Mais le propre de la liturgie c'est d'inscrire dans le sensible l'effet intelligible que le geste porte en soi. On doit donc dire que le pape entend bien favoriser une célébration "tournée vers le Seigneur", où parce que les fidèles regardent tous dans la même direction avec intensité, le prêtre ne saurait leur faire face en fixant seul la direction opposée.
Autant dans la première partie de la messe, il est digne et juste qu'il y ait une pédagogie humaine, non pas pour faire obstruction à la Parole de Dieu avec des précompréhensions trop humaines, représentant nos pauvres préjugés, mais pour faire en sorte que cette Parole résonne telle qu'elle est. Pas besoin d'emballage !

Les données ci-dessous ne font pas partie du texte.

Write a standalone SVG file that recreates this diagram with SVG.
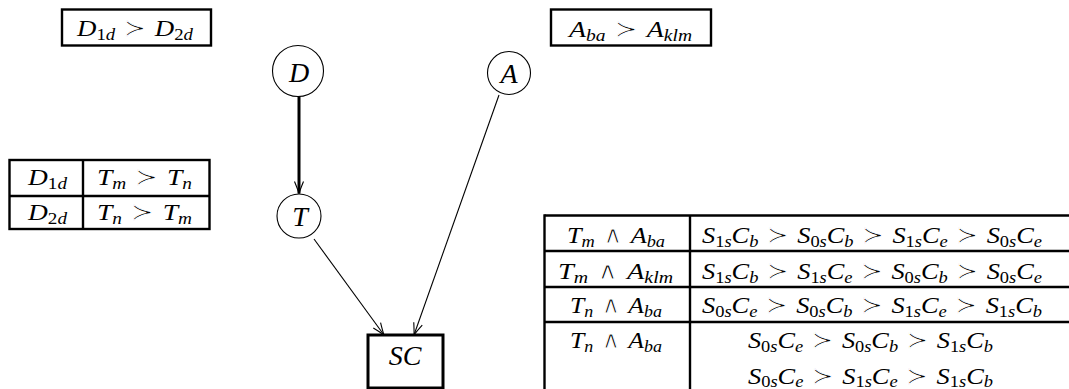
<svg xmlns="http://www.w3.org/2000/svg" width="1069" height="389" viewBox="0 0 1069 389">
<defs>
<style>
.t{font-family:"Liberation Serif","DejaVu Serif",serif;font-style:italic;fill:#000;font-size:24px}
.n{font-size:28px}
.u{font-style:normal}
.y{font-family:"DejaVu Serif","DejaVu Sans",serif;font-style:normal;stroke:#fff;stroke-width:1px}
.s{font-size:70%}
.box{fill:#fff;stroke:#000;stroke-width:2.4}
.ln{stroke:#000;stroke-width:2.4;fill:none}
.node{fill:#fff;stroke:#000;stroke-width:1.1}
.edge{fill:none;stroke:#000;stroke-width:1.1}
.thick{fill:none;stroke:#000;stroke-width:3}
</style>
<marker id="ah" markerUnits="userSpaceOnUse" markerWidth="30" markerHeight="30" refX="0" refY="0" orient="auto" overflow="visible">
<path d="M-12,-4.5 Q-4,-1.2 0,0 Q-4,1.2 -12,4.5" fill="none" stroke="#000" stroke-width="1.1"/>
</marker>
</defs>
<rect width="1069" height="389" fill="#fff"/>

<g id="edges">
<line class="thick" x1="299" y1="96" x2="299" y2="193.5" marker-end="url(#ah)"/>
<line class="edge" x1="314" y1="239" x2="384" y2="335" marker-end="url(#ah)"/>
<line class="edge" x1="499" y1="95" x2="414" y2="335" marker-end="url(#ah)"/>
</g>

<g id="node-D">
<circle class="node" cx="298" cy="71" r="25.5"/>
<text class="t n" x="299" y="82" text-anchor="middle">D</text>
</g>
<g id="node-T">
<circle class="node" cx="299" cy="216" r="22"/>
<text class="t n" x="300" y="226" text-anchor="middle">T</text>
</g>
<g id="node-A">
<circle class="node" cx="509" cy="73" r="21.5"/>
<text class="t n" x="509" y="83" text-anchor="middle">A</text>
</g>
<g id="node-SC">
<rect x="368" y="335" width="75" height="53" fill="#fff" stroke="#000" stroke-width="3"/>
<text class="t n" x="405" y="365" text-anchor="middle">SC</text>
</g>

<g id="pref-D">
<rect class="box" x="62" y="9.5" width="149" height="36"/>
<text class="t" x="135" y="36" text-anchor="middle" textLength="116" lengthAdjust="spacingAndGlyphs">D<tspan class="s" dy="4"><tspan class="u">1</tspan>d</tspan><tspan class="y" dy="-4"> ≻ </tspan>D<tspan class="s" dy="4"><tspan class="u">2</tspan>d</tspan></text>
</g>

<g id="pref-A">
<rect class="box" x="551" y="9.5" width="160" height="36"/>
<text class="t" x="630.5" y="37" text-anchor="middle" textLength="123" lengthAdjust="spacingAndGlyphs">A<tspan class="s" dy="4">ba</tspan><tspan class="y" dy="-4"> ≻ </tspan>A<tspan class="s" dy="4">klm</tspan></text>
</g>

<g id="cpt-T">
<rect class="box" x="9.5" y="160" width="200" height="69"/>
<line class="ln" x1="83" y1="160" x2="83" y2="229"/>
<line class="ln" x1="9.5" y1="196" x2="209.5" y2="196"/>
<text class="t" x="47.5" y="185" text-anchor="middle" textLength="39" lengthAdjust="spacingAndGlyphs">D<tspan class="s" dy="4"><tspan class="u">1</tspan>d</tspan></text>
<text class="t" x="144.5" y="185" text-anchor="middle" textLength="95" lengthAdjust="spacingAndGlyphs">T<tspan class="s" dy="4">m</tspan><tspan class="y" dy="-4"> ≻ </tspan>T<tspan class="s" dy="4">n</tspan></text>
<text class="t" x="47.5" y="220" text-anchor="middle" textLength="39" lengthAdjust="spacingAndGlyphs">D<tspan class="s" dy="4"><tspan class="u">2</tspan>d</tspan></text>
<text class="t" x="144.5" y="220" text-anchor="middle" textLength="95" lengthAdjust="spacingAndGlyphs">T<tspan class="s" dy="4">n</tspan><tspan class="y" dy="-4"> ≻ </tspan>T<tspan class="s" dy="4">m</tspan></text>
</g>

<g id="cpt-SC">
<line class="ln" x1="544.5" y1="215.5" x2="1069" y2="215.5"/>
<line class="ln" x1="544.5" y1="251" x2="1069" y2="251"/>
<line class="ln" x1="544.5" y1="287" x2="1069" y2="287"/>
<line class="ln" x1="544.5" y1="322" x2="1069" y2="322"/>
<line class="ln" x1="544.5" y1="214.3" x2="544.5" y2="389"/>
<line class="ln" x1="690" y1="215.5" x2="690" y2="389"/>

<text class="t" x="616" y="243" text-anchor="middle" textLength="98" lengthAdjust="spacingAndGlyphs">T<tspan class="s" dy="4">m</tspan><tspan class="y" dy="-4"> ∧ </tspan>A<tspan class="s" dy="4">ba</tspan></text>
<text class="t" x="615.5" y="279" text-anchor="middle" textLength="115" lengthAdjust="spacingAndGlyphs">T<tspan class="s" dy="4">m</tspan><tspan class="y" dy="-4"> ∧ </tspan>A<tspan class="s" dy="4">klm</tspan></text>
<text class="t" x="616" y="313" text-anchor="middle" textLength="92" lengthAdjust="spacingAndGlyphs">T<tspan class="s" dy="4">n</tspan><tspan class="y" dy="-4"> ∧ </tspan>A<tspan class="s" dy="4">ba</tspan></text>
<text class="t" x="616" y="348" text-anchor="middle" textLength="92" lengthAdjust="spacingAndGlyphs">T<tspan class="s" dy="4">n</tspan><tspan class="y" dy="-4"> ∧ </tspan>A<tspan class="s" dy="4">ba</tspan></text>

<text class="t" x="872" y="243" text-anchor="middle" textLength="340" lengthAdjust="spacingAndGlyphs">S<tspan class="s" dy="4"><tspan class="u">1</tspan>s</tspan><tspan dy="-4">C</tspan><tspan class="s" dy="4">b</tspan><tspan class="y" dy="-4"> ≻ </tspan>S<tspan class="s" dy="4"><tspan class="u">0</tspan>s</tspan><tspan dy="-4">C</tspan><tspan class="s" dy="4">b</tspan><tspan class="y" dy="-4"> ≻ </tspan>S<tspan class="s" dy="4"><tspan class="u">1</tspan>s</tspan><tspan dy="-4">C</tspan><tspan class="s" dy="4">e</tspan><tspan class="y" dy="-4"> ≻ </tspan>S<tspan class="s" dy="4"><tspan class="u">0</tspan>s</tspan><tspan dy="-4">C</tspan><tspan class="s" dy="4">e</tspan></text>
<text class="t" x="872" y="279" text-anchor="middle" textLength="340" lengthAdjust="spacingAndGlyphs">S<tspan class="s" dy="4"><tspan class="u">1</tspan>s</tspan><tspan dy="-4">C</tspan><tspan class="s" dy="4">b</tspan><tspan class="y" dy="-4"> ≻ </tspan>S<tspan class="s" dy="4"><tspan class="u">1</tspan>s</tspan><tspan dy="-4">C</tspan><tspan class="s" dy="4">e</tspan><tspan class="y" dy="-4"> ≻ </tspan>S<tspan class="s" dy="4"><tspan class="u">0</tspan>s</tspan><tspan dy="-4">C</tspan><tspan class="s" dy="4">b</tspan><tspan class="y" dy="-4"> ≻ </tspan>S<tspan class="s" dy="4"><tspan class="u">0</tspan>s</tspan><tspan dy="-4">C</tspan><tspan class="s" dy="4">e</tspan></text>
<text class="t" x="872" y="313" text-anchor="middle" textLength="340" lengthAdjust="spacingAndGlyphs">S<tspan class="s" dy="4"><tspan class="u">0</tspan>s</tspan><tspan dy="-4">C</tspan><tspan class="s" dy="4">e</tspan><tspan class="y" dy="-4"> ≻ </tspan>S<tspan class="s" dy="4"><tspan class="u">0</tspan>s</tspan><tspan dy="-4">C</tspan><tspan class="s" dy="4">b</tspan><tspan class="y" dy="-4"> ≻ </tspan>S<tspan class="s" dy="4"><tspan class="u">1</tspan>s</tspan><tspan dy="-4">C</tspan><tspan class="s" dy="4">e</tspan><tspan class="y" dy="-4"> ≻ </tspan>S<tspan class="s" dy="4"><tspan class="u">1</tspan>s</tspan><tspan dy="-4">C</tspan><tspan class="s" dy="4">b</tspan></text>
<text class="t" x="870.5" y="348" text-anchor="middle" textLength="245" lengthAdjust="spacingAndGlyphs">S<tspan class="s" dy="4"><tspan class="u">0</tspan>s</tspan><tspan dy="-4">C</tspan><tspan class="s" dy="4">e</tspan><tspan class="y" dy="-4"> ≻ </tspan>S<tspan class="s" dy="4"><tspan class="u">0</tspan>s</tspan><tspan dy="-4">C</tspan><tspan class="s" dy="4">b</tspan><tspan class="y" dy="-4"> ≻ </tspan>S<tspan class="s" dy="4"><tspan class="u">1</tspan>s</tspan><tspan dy="-4">C</tspan><tspan class="s" dy="4">b</tspan></text>
<text class="t" x="870.5" y="384" text-anchor="middle" textLength="245" lengthAdjust="spacingAndGlyphs">S<tspan class="s" dy="3"><tspan class="u">0</tspan>s</tspan><tspan dy="-3">C</tspan><tspan class="s" dy="3">e</tspan><tspan class="y" dy="-3"> ≻ </tspan>S<tspan class="s" dy="3"><tspan class="u">1</tspan>s</tspan><tspan dy="-3">C</tspan><tspan class="s" dy="3">e</tspan><tspan class="y" dy="-3"> ≻ </tspan>S<tspan class="s" dy="3"><tspan class="u">1</tspan>s</tspan><tspan dy="-3">C</tspan><tspan class="s" dy="3">b</tspan></text>
</g>
</svg>
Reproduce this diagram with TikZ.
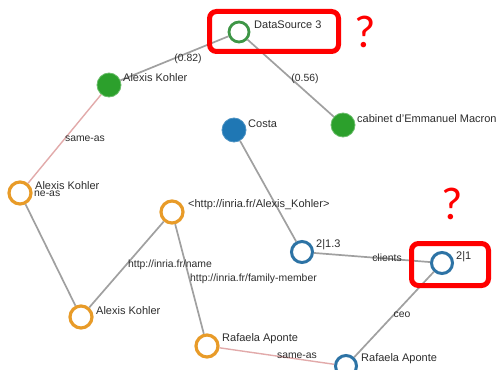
\documentclass[tikz,border=0pt]{standalone}
\usepackage{fontspec}
\setmainfont{Liberation Sans}
\newfontfamily\qfont{Carlito}
\definecolor{gedge}{RGB}{160,160,160}
\definecolor{pedge}{RGB}{226,170,170}
\definecolor{ngreen}{RGB}{44,160,44}
\definecolor{nblue}{RGB}{31,119,180}
\definecolor{norange}{RGB}{232,155,40}
\definecolor{ndgreen}{RGB}{62,150,70}
\definecolor{nsteel}{RGB}{45,115,165}
\definecolor{txt}{RGB}{45,45,45}
\tikzset{
  x=1pt,y=-1pt,
  solidgreen/.style={circle,fill=ngreen,draw=ngreen!70!white,line width=0.8pt,minimum size=24pt,inner sep=0pt},
  solidblue/.style={circle,fill=nblue,draw=nblue!80!white,line width=0.8pt,minimum size=24pt,inner sep=0pt},
  ringorange/.style={circle,fill=white,draw=norange,line width=3.2pt,minimum size=22pt,inner sep=0pt},
  ringgreen/.style={circle,fill=white,draw=ndgreen,line width=2.8pt,minimum size=20pt,inner sep=0pt},
  ringblue/.style={circle,fill=white,draw=nsteel,line width=3pt,minimum size=21pt,inner sep=0pt},
  lab/.style={anchor=west,inner sep=0pt,text=txt,font=\fontsize{11}{12}\selectfont},
  elab/.style={inner sep=0pt,text=txt,font=\fontsize{10.4}{11}\selectfont},
  grayedge/.style={draw=gedge,line width=1.7pt},
  pinkedge/.style={draw=pedge,line width=1.4pt},
  alert/.style={draw=red,line width=5pt,rounded corners=7pt},
  qmark/.style={text=red,inner sep=0pt,font=\qfont\fontsize{46}{46}\selectfont}
}
\begin{document}
\begin{tikzpicture}
\useasboundingbox (0,0) rectangle (500,369);
\clip (0,0) rectangle (500,369);
\fill[white] (0,0) rectangle (500,369);
\coordinate (boxa1) at (209.5,11.5);
\coordinate (boxa2) at (338.5,51.5);
\coordinate (boxb1) at (411.5,243.5);
\coordinate (boxb2) at (488.5,285.5);
\node[ringgreen] (ds) at (239,32) {};
\node[solidgreen] (ak1) at (109,85) {};
\node[solidblue] (costa) at (234,130) {};
\node[solidgreen] (macron) at (343,125) {};
\node[ringorange] (ak2) at (20,193) {};
\node[ringorange] (uri) at (172,212) {};
\node[ringorange] (ak3) at (81,317) {};
\node[ringorange] (raf1) at (207,346) {};
\node[ringblue] (n13) at (302,252) {};
\node[ringblue] (n1) at (442,263) {};
\node[ringblue] (raf2) at (346,366) {};
\draw[grayedge] (ds) -- (ak1);
\draw[grayedge] (ds) -- (macron);
\draw[pinkedge] (ak1) -- (ak2);
\draw[grayedge] (ak2) -- (ak3);
\draw[grayedge] (uri) -- (ak3);
\draw[grayedge] (uri) -- (raf1);
\draw[grayedge] (costa) -- (n13);
\draw[grayedge] (n13) -- (n1);
\draw[grayedge] (n1) -- (raf2);
\draw[pinkedge] (raf1) -- (raf2);
\node[lab] at (254,25) {DataSource 3};
\node[lab] at (123,78) {Alexis Kohler};
\node[lab] at (248,124) {Costa};
\node[lab] at (357,118.5) {cabinet d'Emmanuel Macron};
\node[lab] at (35,186) {Alexis Kohler};
\node[lab] at (188,205) {<http://inria.fr/Alexis\_Kohler>};
\node[lab] at (96,311) {Alexis Kohler};
\node[lab] at (222,339) {Rafaela Aponte};
\node[lab] at (316,245) {2|1.3};
\node[lab] at (456,257) {2|1};
\node[lab] at (361,359) {Rafaela Aponte};
\node[elab] at (188,59) {(0.82)};
\node[elab] at (305,79) {(0.56)};
\node[elab] at (85,139) {same-as};
\node[elab,anchor=west] at (34,194) {ne-as};
\node[elab] at (170,265) {http://inria.fr/name};
\node[elab,anchor=west] at (190,279) {http://inria.fr/family-member};
\node[elab] at (387,258) {clients};
\node[elab] at (402,315) {ceo};
\node[elab] at (297,356) {same-as};
\draw[alert] (boxa1) rectangle (boxa2);
\draw[alert] (boxb1) rectangle (boxb2);
\node[qmark] at (365,32) {?};
\node[qmark] at (452,204) {?};
\end{tikzpicture}
\end{document}
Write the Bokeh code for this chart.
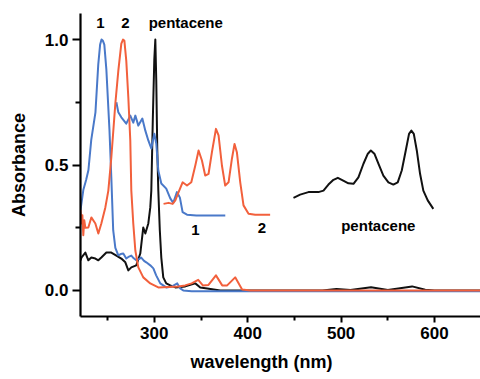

"Vivante, en effet, est la parole de Dieu, énergique et plus tranchante qu’aucun glaive à double tranchant. Elle pénètre jusqu’à diviser âme et esprit, articulations et moelles" (Hébr. 4, 12).
Dans la première partie de la messe, la pédagogie consiste à ne pas censurer la Parole de Dieu (comme elle l'est dans certains lectionnaires), à ne pas l'édulcorer avec des traductions douceâtres ou simplement fausses. Pas besoin de prendre non plus un ton de circonstances. Rien n'est plus NATUREL que la Parole de Dieu, pas besoin de s'exciter : "Le ciel et la terre passeront, mes paroles ne passeront pas".
Autant durant le Sacrifice (offertoire, consécration, communion), il suffit de se laisser transpercer par l'action de Dieu. La messe n'est pas seulement une image analogique de la réalité du sacrifice de la Croix, image devant laquelle nous aurions à nous trouver dans les meilleures conditions possibles, comme à un spectacle, non ! Pendant le sacrifice nous sommes tous tournés vers le Seigneur. Le sacrifice de l'autel a lieu dans notre coeur, qui est la Crèche où repose l'homme-Dieu. Et le silence liturgique est la première manière de réaliser cette orientation spirituelle, en quoi consiste le sacrifice de la Messe.
Qu'est-ce que le sacrifice de la messe, sinon "ce qui manque à la passion du Christ", notre inclusion, notre participation au sacrifice de la Croix. Pour participer à l'oeuvre du Christ, que faut-il ? Des titres particuliers ? Des capacités supérieures ? Des actions d'éclat ? Non : comme le note Benoît XVI, il suffit que nous nous orientions vers lui. Orientation physique, liturgique. orientation spirituelle : c'est le cas de répéter avec Péguy que "le spirituel est lui-même charnel".
Et le pape ajoute que cette orientation est "le critère" d'une bonne ou d'une mauvaise liturgie. Si la liturgie ne nous oriente pas vers le Seigneur, elle n'est rien, qu'une gesticulation qui tiendrait soit du ballet soit de l'animation, mais pas de l'action sacrée. Il ajoute ici une dimension épistémologique" que la réforme liturgique a rendu indispensable. Comme il faut INTERPRETER Vatican II, il faut aussi INTERPRETER la liturgie qui en procède. Quels sont les critères ? Le pape n'en donne qu'un : l'orientation vers le Seigneur.